Unfortunately for a Scottish Podemos, this revolutionary wave has flowed straight into the SNP, by-passing the far left. Tens of thousands of those new recruits are working class. SNP branch meetings now resemble in social composition and accent those of the Labour Party of a generation ago. The SNP’s trade union section now has more members than Labour has ordinary members in Scotland.

This new membership could push the SNP further to the left. My (enlarged) SNP branch met last Monday night. Most attendees were from the local housing schemes. There was a passionate, half hour debate about fracking after which the branch voted to send a motion to the SNP’s policy-making National Council demanding an end to drilling for unconventional gas. Formally, the SNP opposes such drilling without the consent of householders – a right the Tories at Westminster have just removed. But that’s hardly the same thing as opposing drilling in principle, is it?

The SNP under Nicola Sturgeon is a genuine social democratic party with a mass working-class base. The youthful left in RIC will only cut itself off from this radicalisation if it sets up shop in opposition. This logic is not lost on Tommy Sheridan, who has recovered a lot of popular favour after the sorry affair of his libel suit, by throwing himself into the Yes campaign with a disarming lack of ego. Sheridan argues: “In order to maximise the pro-independence vote in next May’s general election, all Yes supporters should vote for the SNP, and all other pro-Independence parties should not stand if the SNP candidate will commit to fight for a new referendum as soon as possible and against all Westmonster [sic] austerity cuts.”

How would the SNP leadership react to support from today’s equivalents of John Maclean?
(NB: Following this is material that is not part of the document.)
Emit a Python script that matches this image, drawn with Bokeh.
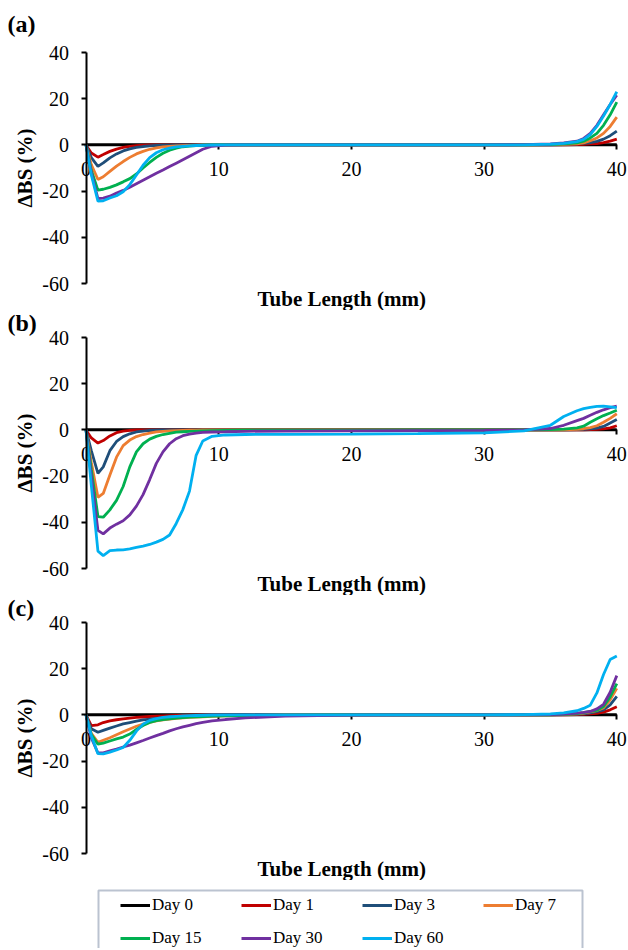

In an interview in the New Statesman, Nicola Sturgeon seemed friendly: “I don’t agree with everything Radical Independence put forward but their contribution to the referendum both in terms of ideas and in a hard, organisational sense – doors knocked and miles covered – was hugely positive.”

On the other hand, the RIC organisers accuse the SNP of deliberately scheduling Nicola Sturgeon’s mass rally for new members in SSE Hydro, slap bang next door to the RIC conference, and on the very same day. The SNP claims they could not get another venue large enough but it does seem an unfortunate clash.

In strongly nationalist Catalonia, Podemos polls barely 4 per cent. Instead, anti-austerity votes have gravitated to the Left Republicans, the traditional left-of-centre independence party. Support for the once-dominant Spanish Labour Party has collapsed to a derisory 6 per cent. These are hard facts the RIC conference should ponder before launching a new party.